Take the lines from the head of the listing through the one bearing "(sec) at (105,212)" and copy them exactly, leaving every picture out.
**** DATASET EXTRACT ****
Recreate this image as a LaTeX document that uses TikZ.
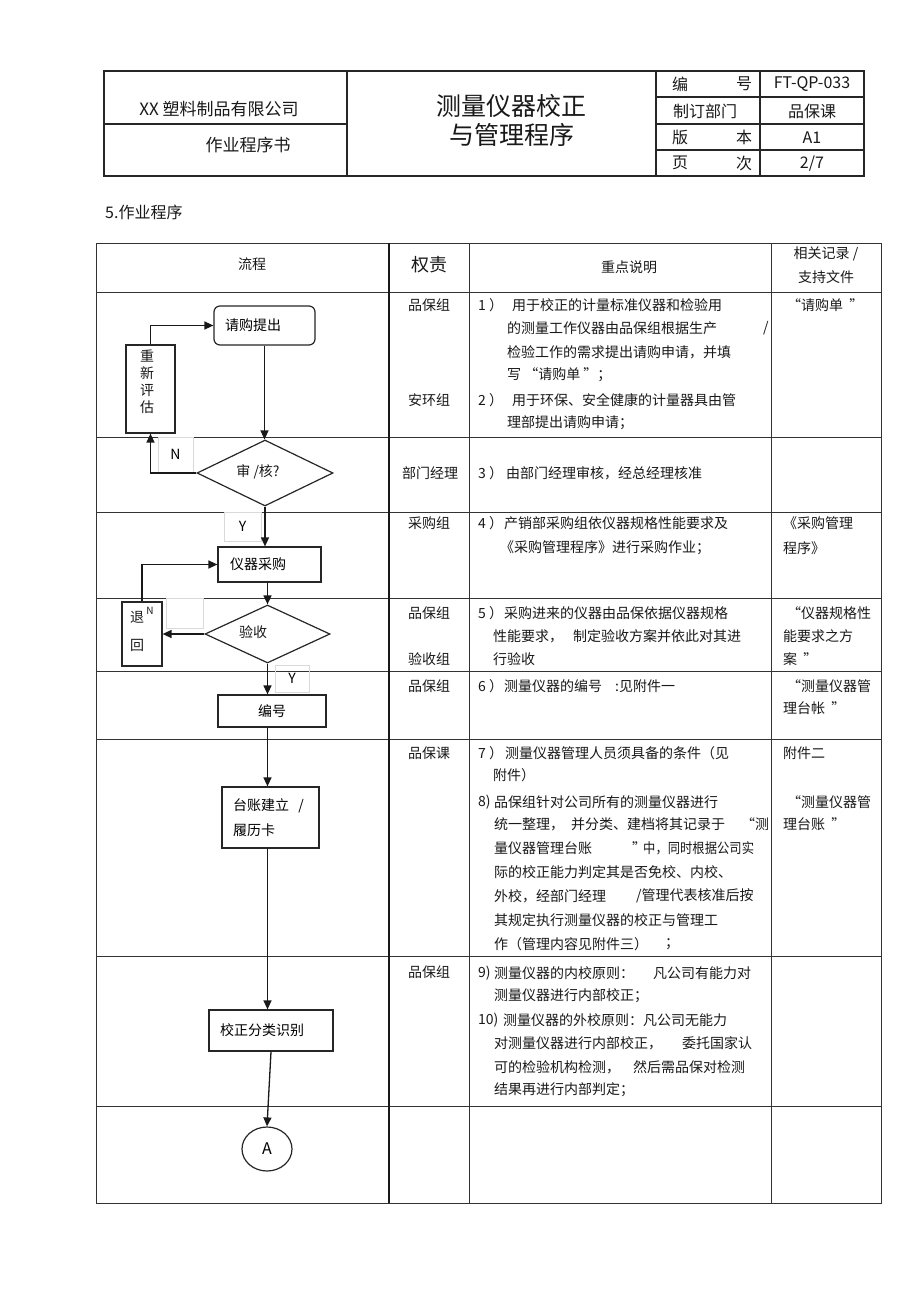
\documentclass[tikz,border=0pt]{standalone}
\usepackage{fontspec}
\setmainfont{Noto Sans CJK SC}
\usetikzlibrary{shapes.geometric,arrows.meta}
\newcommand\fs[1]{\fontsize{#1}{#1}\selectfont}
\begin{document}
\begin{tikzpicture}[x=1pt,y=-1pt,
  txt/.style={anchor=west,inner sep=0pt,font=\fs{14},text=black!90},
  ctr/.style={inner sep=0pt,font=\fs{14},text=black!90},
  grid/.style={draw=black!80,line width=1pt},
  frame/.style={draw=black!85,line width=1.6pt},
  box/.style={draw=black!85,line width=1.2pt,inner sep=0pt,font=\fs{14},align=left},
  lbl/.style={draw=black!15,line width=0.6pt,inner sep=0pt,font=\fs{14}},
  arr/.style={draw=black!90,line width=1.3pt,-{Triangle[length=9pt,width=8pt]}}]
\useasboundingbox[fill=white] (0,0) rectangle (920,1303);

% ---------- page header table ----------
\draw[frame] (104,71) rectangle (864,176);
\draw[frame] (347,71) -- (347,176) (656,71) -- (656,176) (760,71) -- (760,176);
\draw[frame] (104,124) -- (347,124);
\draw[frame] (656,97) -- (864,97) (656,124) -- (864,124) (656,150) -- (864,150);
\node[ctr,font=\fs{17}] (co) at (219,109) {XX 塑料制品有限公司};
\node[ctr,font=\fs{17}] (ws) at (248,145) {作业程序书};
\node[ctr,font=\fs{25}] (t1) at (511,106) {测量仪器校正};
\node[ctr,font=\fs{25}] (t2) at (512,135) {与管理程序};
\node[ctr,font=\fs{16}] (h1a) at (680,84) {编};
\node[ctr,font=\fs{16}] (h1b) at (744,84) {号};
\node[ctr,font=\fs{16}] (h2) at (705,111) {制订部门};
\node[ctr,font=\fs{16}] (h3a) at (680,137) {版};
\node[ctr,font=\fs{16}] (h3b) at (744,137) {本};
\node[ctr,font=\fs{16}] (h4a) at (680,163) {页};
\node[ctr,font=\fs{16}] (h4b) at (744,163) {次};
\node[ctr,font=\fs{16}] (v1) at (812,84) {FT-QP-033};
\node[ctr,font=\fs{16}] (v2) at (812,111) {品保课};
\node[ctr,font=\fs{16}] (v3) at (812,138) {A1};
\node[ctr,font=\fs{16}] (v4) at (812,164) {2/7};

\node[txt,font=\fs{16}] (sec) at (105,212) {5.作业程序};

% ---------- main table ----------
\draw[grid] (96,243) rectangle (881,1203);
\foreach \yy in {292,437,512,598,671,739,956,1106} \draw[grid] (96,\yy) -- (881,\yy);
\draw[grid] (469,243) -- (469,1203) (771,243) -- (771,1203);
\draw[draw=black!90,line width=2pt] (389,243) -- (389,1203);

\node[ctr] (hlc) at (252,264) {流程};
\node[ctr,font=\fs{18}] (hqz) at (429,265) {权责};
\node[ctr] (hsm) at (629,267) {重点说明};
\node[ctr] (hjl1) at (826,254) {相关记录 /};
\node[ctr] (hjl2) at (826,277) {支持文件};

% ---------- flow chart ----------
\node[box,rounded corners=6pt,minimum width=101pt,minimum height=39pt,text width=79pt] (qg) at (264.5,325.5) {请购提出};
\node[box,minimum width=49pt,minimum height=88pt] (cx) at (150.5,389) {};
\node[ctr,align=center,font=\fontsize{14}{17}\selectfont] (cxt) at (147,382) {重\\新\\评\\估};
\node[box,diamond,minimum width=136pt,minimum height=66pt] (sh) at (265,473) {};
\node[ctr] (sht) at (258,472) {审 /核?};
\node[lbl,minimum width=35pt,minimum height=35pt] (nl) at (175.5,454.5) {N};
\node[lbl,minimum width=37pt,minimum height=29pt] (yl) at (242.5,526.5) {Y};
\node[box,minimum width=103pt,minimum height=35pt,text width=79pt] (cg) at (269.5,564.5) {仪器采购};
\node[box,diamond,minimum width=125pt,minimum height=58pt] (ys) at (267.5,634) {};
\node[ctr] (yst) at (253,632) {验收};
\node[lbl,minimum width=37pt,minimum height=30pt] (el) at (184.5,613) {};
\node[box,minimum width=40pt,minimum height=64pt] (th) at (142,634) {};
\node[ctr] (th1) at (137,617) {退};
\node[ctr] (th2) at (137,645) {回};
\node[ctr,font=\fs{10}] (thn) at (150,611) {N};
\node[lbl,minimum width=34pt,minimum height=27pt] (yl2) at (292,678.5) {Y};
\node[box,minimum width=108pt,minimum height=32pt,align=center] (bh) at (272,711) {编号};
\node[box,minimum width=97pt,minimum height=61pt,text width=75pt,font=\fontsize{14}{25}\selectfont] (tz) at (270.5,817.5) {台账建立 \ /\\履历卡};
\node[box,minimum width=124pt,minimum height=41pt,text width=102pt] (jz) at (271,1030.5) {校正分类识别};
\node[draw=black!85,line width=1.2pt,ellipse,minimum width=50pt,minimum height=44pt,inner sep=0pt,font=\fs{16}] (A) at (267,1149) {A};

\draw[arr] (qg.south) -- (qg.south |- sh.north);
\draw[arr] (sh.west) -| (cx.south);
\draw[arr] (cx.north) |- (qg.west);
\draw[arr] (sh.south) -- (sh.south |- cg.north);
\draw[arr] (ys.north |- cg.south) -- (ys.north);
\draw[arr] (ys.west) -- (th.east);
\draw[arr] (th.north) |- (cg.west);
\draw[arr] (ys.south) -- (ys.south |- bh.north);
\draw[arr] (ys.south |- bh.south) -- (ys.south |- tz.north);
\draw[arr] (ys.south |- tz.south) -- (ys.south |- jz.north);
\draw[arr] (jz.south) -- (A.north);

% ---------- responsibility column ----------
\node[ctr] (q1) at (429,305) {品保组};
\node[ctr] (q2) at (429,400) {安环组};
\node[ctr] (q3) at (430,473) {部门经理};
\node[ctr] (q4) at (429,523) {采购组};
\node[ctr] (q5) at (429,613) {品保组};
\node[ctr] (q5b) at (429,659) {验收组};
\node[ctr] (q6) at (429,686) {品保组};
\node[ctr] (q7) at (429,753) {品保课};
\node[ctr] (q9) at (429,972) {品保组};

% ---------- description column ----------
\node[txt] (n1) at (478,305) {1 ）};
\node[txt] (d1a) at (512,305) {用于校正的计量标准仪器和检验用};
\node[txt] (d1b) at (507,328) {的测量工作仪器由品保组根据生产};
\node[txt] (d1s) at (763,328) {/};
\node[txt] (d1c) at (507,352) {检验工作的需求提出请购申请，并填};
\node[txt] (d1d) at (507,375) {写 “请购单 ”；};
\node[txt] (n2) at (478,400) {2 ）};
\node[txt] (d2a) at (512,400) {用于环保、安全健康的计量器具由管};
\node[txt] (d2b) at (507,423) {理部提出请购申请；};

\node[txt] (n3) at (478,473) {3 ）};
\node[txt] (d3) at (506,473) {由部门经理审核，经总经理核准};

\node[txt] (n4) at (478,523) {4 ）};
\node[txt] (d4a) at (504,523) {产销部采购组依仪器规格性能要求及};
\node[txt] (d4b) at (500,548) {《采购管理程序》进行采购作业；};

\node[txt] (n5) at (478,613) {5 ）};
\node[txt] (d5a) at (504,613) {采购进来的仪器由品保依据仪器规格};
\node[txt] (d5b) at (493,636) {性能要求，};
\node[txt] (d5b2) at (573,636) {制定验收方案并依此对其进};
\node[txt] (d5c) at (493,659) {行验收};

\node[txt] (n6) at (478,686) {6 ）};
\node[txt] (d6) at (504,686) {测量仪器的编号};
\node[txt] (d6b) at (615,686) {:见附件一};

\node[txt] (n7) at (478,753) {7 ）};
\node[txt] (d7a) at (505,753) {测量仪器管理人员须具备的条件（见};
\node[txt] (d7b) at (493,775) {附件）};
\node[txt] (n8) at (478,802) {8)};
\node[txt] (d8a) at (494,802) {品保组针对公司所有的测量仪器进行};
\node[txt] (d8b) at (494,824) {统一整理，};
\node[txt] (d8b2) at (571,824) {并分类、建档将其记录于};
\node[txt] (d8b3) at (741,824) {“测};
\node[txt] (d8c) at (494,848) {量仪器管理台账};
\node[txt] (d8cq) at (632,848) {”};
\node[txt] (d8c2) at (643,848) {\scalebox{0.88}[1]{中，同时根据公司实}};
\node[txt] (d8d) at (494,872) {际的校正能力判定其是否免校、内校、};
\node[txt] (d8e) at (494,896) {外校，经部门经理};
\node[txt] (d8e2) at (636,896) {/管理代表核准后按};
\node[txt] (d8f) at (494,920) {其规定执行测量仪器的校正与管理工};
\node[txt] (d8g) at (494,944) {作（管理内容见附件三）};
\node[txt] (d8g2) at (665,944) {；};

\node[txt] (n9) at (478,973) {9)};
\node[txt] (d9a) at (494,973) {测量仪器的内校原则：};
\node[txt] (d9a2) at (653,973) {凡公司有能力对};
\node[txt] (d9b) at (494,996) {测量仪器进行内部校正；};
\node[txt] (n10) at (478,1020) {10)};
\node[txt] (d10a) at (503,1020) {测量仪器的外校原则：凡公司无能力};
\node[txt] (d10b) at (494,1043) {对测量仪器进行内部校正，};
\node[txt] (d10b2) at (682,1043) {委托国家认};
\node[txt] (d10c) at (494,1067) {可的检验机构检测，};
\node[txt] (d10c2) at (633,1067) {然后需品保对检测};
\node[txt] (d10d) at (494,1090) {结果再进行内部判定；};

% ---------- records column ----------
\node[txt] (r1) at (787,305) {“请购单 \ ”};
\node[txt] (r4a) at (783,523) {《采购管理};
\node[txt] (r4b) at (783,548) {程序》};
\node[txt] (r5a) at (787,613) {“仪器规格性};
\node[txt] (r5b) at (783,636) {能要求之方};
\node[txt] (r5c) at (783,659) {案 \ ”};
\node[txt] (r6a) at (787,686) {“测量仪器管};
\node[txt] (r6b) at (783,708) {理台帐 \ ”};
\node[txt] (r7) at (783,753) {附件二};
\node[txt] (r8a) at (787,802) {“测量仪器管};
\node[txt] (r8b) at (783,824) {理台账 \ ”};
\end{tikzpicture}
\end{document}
****
* FULL OUTPUT:
Recreate this image as a LaTeX document that uses TikZ.
\documentclass[tikz,border=0pt]{standalone}
\usepackage{fontspec}
\setmainfont{Noto Sans CJK SC}
\usetikzlibrary{shapes.geometric,arrows.meta}
\newcommand\fs[1]{\fontsize{#1}{#1}\selectfont}
\begin{document}
\begin{tikzpicture}[x=1pt,y=-1pt,
  txt/.style={anchor=west,inner sep=0pt,font=\fs{14},text=black!90},
  ctr/.style={inner sep=0pt,font=\fs{14},text=black!90},
  grid/.style={draw=black!80,line width=1pt},
  frame/.style={draw=black!85,line width=1.6pt},
  box/.style={draw=black!85,line width=1.2pt,inner sep=0pt,font=\fs{14},align=left},
  lbl/.style={draw=black!15,line width=0.6pt,inner sep=0pt,font=\fs{14}},
  arr/.style={draw=black!90,line width=1.3pt,-{Triangle[length=9pt,width=8pt]}}]
\useasboundingbox[fill=white] (0,0) rectangle (920,1303);

% ---------- page header table ----------
\draw[frame] (104,71) rectangle (864,176);
\draw[frame] (347,71) -- (347,176) (656,71) -- (656,176) (760,71) -- (760,176);
\draw[frame] (104,124) -- (347,124);
\draw[frame] (656,97) -- (864,97) (656,124) -- (864,124) (656,150) -- (864,150);
\node[ctr,font=\fs{17}] (co) at (219,109) {XX 塑料制品有限公司};
\node[ctr,font=\fs{17}] (ws) at (248,145) {作业程序书};
\node[ctr,font=\fs{25}] (t1) at (511,106) {测量仪器校正};
\node[ctr,font=\fs{25}] (t2) at (512,135) {与管理程序};
\node[ctr,font=\fs{16}] (h1a) at (680,84) {编};
\node[ctr,font=\fs{16}] (h1b) at (744,84) {号};
\node[ctr,font=\fs{16}] (h2) at (705,111) {制订部门};
\node[ctr,font=\fs{16}] (h3a) at (680,137) {版};
\node[ctr,font=\fs{16}] (h3b) at (744,137) {本};
\node[ctr,font=\fs{16}] (h4a) at (680,163) {页};
\node[ctr,font=\fs{16}] (h4b) at (744,163) {次};
\node[ctr,font=\fs{16}] (v1) at (812,84) {FT-QP-033};
\node[ctr,font=\fs{16}] (v2) at (812,111) {品保课};
\node[ctr,font=\fs{16}] (v3) at (812,138) {A1};
\node[ctr,font=\fs{16}] (v4) at (812,164) {2/7};

\node[txt,font=\fs{16}] (sec) at (105,212) {5.作业程序};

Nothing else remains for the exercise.